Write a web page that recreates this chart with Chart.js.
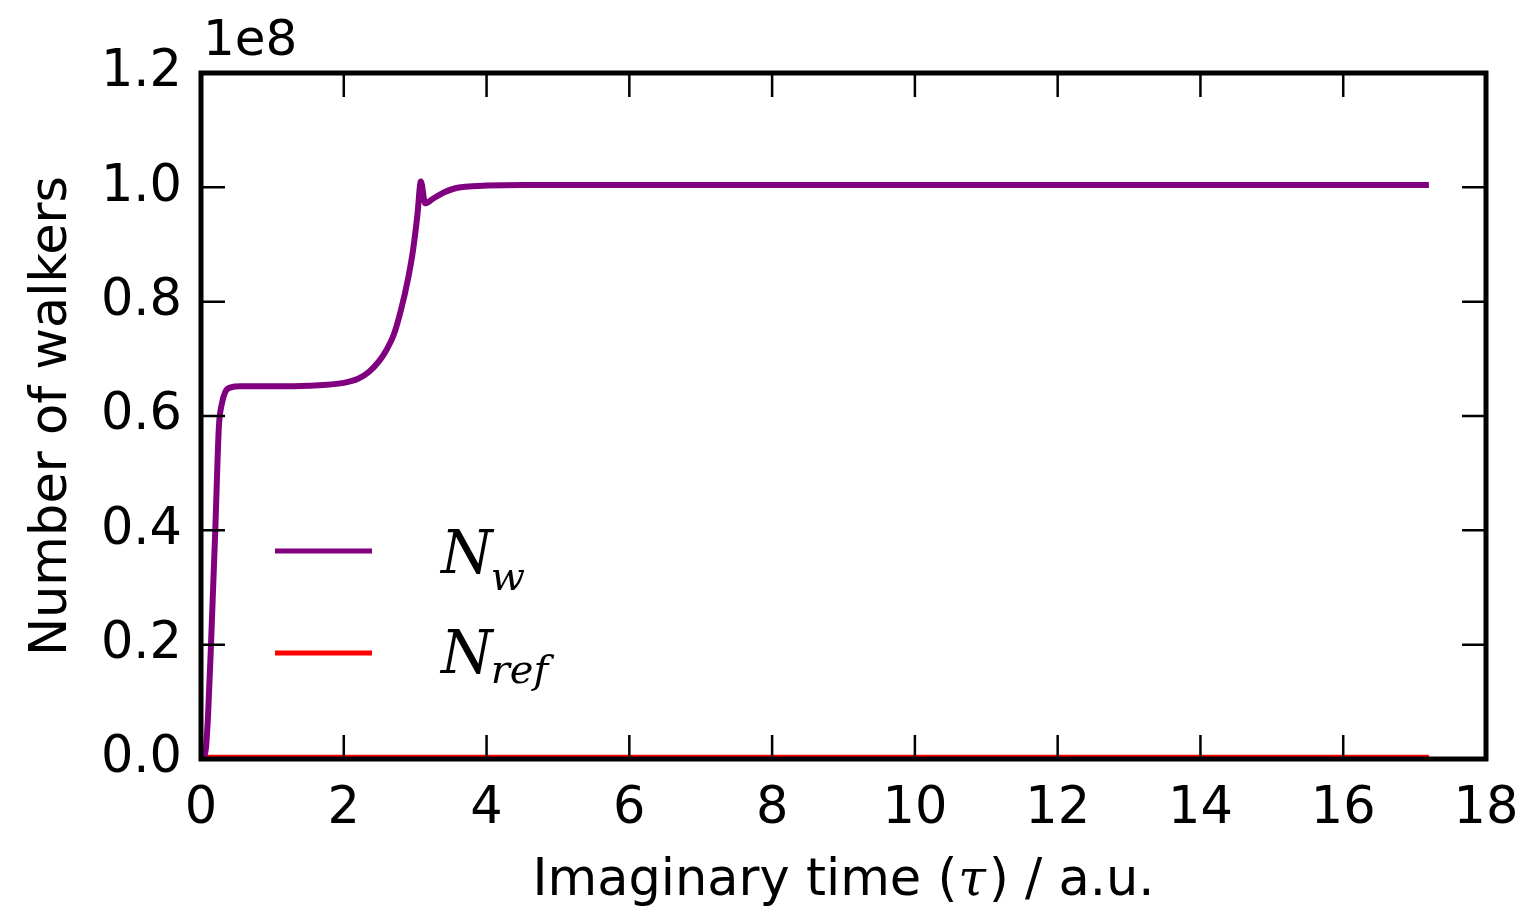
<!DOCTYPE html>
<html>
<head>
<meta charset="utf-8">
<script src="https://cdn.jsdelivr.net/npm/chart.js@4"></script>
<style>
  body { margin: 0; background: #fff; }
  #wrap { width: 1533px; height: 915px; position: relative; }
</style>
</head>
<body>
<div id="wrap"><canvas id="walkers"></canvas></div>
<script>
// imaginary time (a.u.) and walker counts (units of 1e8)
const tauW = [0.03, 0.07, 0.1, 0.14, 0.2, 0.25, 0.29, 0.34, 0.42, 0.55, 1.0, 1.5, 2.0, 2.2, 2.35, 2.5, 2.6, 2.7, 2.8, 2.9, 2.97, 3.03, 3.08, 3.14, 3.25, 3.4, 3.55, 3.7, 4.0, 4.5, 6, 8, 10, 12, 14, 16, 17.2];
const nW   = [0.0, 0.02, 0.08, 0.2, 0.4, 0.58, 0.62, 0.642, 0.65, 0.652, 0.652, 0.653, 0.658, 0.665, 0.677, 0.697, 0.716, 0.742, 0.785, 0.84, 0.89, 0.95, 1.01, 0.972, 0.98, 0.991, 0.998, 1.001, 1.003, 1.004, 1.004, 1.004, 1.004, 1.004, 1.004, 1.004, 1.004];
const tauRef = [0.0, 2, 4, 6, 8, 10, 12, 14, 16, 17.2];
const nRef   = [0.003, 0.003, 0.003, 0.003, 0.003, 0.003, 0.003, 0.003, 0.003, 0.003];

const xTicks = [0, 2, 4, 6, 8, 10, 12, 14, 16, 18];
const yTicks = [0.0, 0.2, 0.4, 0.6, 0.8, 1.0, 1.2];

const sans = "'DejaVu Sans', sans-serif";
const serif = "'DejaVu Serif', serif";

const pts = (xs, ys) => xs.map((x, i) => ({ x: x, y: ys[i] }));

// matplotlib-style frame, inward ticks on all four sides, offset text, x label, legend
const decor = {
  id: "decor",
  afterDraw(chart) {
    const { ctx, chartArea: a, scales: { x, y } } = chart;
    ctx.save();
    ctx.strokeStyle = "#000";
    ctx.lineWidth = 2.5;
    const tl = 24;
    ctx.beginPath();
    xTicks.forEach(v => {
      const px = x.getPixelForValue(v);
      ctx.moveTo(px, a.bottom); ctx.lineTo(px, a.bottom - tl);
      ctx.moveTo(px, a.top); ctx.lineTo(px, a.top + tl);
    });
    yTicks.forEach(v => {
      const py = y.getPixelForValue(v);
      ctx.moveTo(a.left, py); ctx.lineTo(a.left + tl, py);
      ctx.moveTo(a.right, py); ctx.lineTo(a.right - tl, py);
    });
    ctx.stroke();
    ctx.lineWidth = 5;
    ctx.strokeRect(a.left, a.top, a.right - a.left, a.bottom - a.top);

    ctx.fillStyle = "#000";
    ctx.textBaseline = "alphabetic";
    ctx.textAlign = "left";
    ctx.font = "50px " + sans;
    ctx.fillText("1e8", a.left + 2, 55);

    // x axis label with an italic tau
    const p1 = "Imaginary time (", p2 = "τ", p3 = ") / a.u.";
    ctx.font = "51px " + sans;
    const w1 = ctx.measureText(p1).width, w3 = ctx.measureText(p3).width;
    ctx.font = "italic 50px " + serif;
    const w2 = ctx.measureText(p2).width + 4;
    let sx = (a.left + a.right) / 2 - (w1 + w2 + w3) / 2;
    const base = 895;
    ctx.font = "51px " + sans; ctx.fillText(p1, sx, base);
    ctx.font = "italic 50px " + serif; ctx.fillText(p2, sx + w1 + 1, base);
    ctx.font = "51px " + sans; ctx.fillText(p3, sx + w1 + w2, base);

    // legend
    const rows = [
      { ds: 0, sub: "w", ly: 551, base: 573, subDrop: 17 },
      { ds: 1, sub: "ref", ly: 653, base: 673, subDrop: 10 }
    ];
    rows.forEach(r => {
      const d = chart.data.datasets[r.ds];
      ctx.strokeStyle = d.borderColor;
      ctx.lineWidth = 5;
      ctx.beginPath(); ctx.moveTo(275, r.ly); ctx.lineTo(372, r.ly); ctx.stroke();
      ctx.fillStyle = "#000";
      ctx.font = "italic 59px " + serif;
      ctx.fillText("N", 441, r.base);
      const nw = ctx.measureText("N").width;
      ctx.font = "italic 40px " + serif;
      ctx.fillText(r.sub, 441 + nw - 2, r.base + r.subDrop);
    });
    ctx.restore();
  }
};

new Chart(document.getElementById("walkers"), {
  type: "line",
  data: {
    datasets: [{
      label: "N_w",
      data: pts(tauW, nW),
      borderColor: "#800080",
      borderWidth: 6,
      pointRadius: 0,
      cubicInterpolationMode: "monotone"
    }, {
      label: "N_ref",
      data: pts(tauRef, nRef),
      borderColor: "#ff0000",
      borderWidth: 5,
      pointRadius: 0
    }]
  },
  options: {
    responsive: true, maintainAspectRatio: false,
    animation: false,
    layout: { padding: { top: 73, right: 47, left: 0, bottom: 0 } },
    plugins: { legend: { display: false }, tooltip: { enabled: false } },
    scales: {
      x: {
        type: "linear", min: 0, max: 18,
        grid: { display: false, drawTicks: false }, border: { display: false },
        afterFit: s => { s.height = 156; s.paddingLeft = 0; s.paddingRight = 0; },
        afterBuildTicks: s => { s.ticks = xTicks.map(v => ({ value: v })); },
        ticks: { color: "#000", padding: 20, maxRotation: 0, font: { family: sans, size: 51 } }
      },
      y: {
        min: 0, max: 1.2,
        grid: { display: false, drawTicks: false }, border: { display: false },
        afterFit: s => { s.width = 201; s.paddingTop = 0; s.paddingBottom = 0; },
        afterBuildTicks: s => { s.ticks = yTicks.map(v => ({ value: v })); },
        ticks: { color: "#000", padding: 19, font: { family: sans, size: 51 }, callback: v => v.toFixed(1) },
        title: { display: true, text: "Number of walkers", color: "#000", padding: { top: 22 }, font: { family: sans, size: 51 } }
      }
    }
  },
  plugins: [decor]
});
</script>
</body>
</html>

══════════════════════════════

Stated exercise: Return nothing but the lines running from the start of the data to the line with "a.left + 2, 55);", please, both ends included and no pictures.

Solution for this problem:
Write a web page that recreates this chart with Chart.js.
<!DOCTYPE html>
<html>
<head>
<meta charset="utf-8">
<script src="https://cdn.jsdelivr.net/npm/chart.js@4"></script>
<style>
  body { margin: 0; background: #fff; }
  #wrap { width: 1533px; height: 915px; position: relative; }
</style>
</head>
<body>
<div id="wrap"><canvas id="walkers"></canvas></div>
<script>
// imaginary time (a.u.) and walker counts (units of 1e8)
const tauW = [0.03, 0.07, 0.1, 0.14, 0.2, 0.25, 0.29, 0.34, 0.42, 0.55, 1.0, 1.5, 2.0, 2.2, 2.35, 2.5, 2.6, 2.7, 2.8, 2.9, 2.97, 3.03, 3.08, 3.14, 3.25, 3.4, 3.55, 3.7, 4.0, 4.5, 6, 8, 10, 12, 14, 16, 17.2];
const nW   = [0.0, 0.02, 0.08, 0.2, 0.4, 0.58, 0.62, 0.642, 0.65, 0.652, 0.652, 0.653, 0.658, 0.665, 0.677, 0.697, 0.716, 0.742, 0.785, 0.84, 0.89, 0.95, 1.01, 0.972, 0.98, 0.991, 0.998, 1.001, 1.003, 1.004, 1.004, 1.004, 1.004, 1.004, 1.004, 1.004, 1.004];
const tauRef = [0.0, 2, 4, 6, 8, 10, 12, 14, 16, 17.2];
const nRef   = [0.003, 0.003, 0.003, 0.003, 0.003, 0.003, 0.003, 0.003, 0.003, 0.003];

const xTicks = [0, 2, 4, 6, 8, 10, 12, 14, 16, 18];
const yTicks = [0.0, 0.2, 0.4, 0.6, 0.8, 1.0, 1.2];

const sans = "'DejaVu Sans', sans-serif";
const serif = "'DejaVu Serif', serif";

const pts = (xs, ys) => xs.map((x, i) => ({ x: x, y: ys[i] }));

// matplotlib-style frame, inward ticks on all four sides, offset text, x label, legend
const decor = {
  id: "decor",
  afterDraw(chart) {
    const { ctx, chartArea: a, scales: { x, y } } = chart;
    ctx.save();
    ctx.strokeStyle = "#000";
    ctx.lineWidth = 2.5;
    const tl = 24;
    ctx.beginPath();
    xTicks.forEach(v => {
      const px = x.getPixelForValue(v);
      ctx.moveTo(px, a.bottom); ctx.lineTo(px, a.bottom - tl);
      ctx.moveTo(px, a.top); ctx.lineTo(px, a.top + tl);
    });
    yTicks.forEach(v => {
      const py = y.getPixelForValue(v);
      ctx.moveTo(a.left, py); ctx.lineTo(a.left + tl, py);
      ctx.moveTo(a.right, py); ctx.lineTo(a.right - tl, py);
    });
    ctx.stroke();
    ctx.lineWidth = 5;
    ctx.strokeRect(a.left, a.top, a.right - a.left, a.bottom - a.top);

    ctx.fillStyle = "#000";
    ctx.textBaseline = "alphabetic";
    ctx.textAlign = "left";
    ctx.font = "50px " + sans;
    ctx.fillText("1e8", a.left + 2, 55);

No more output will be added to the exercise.